Plasma actuators are a relatively new actuator technology, but one that has attracted increasing interest in the research community in recent years. These actuators consist of two electrodes separated by a dielectric layer. One of them is in contact with the flow. The other is built into the structure at a small distance from the surface. A high voltage is applied, which ionizes the surrounding air, allowing a force to be induced into the flow. Plasma actuators are lightweight and have no moving parts. The last feature is a decisive criterion for the reliability of operation in the presence of strong centrifugal forces that occur in the rotating parts of turbomachinery. Plasma actuators have virtually no reaction time, which makes them suitable for influencing high-frequency phenomena. They also have a low power consumption due to the low current required.
At the beginning of the plasma actuator research, only low forces were reached. But successively higher forces on the flow were achieved as time progresses.
In this project the aeroelastic behaviour of the fan will be assessed by unsteady 3D computational fluid dynamic (CFD) simulations. First the most unstable operating point in the regime of transonic stall flutter and the most unstable oscillation mode will be determined. Then CFD computations of the fan equipped with plasma actuators modeled numerically will be performed. The plasma actuators will be modelled as proposed by Suzen .

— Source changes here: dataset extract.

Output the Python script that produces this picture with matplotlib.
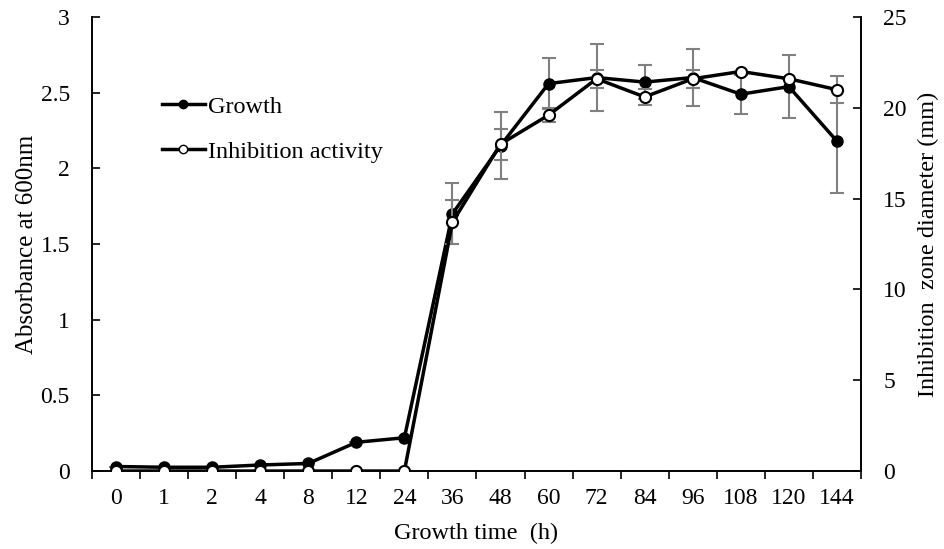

A parametric study will be carried out to derive the plasma actuator position with the highest influence on the fan aeroelastic stability. This latter will be quantified by means of the energy method. A suitable control law will be developed as well to maximize actuation effect on the stability. It will be implemented in the CFD simulations to check its operation with high fidelity simulations. Namely, unsteady 3D simulations will be performed to assess ultimately the capabilities of the closed-loop plasma-based control in increasing the fan aeroelastic stability.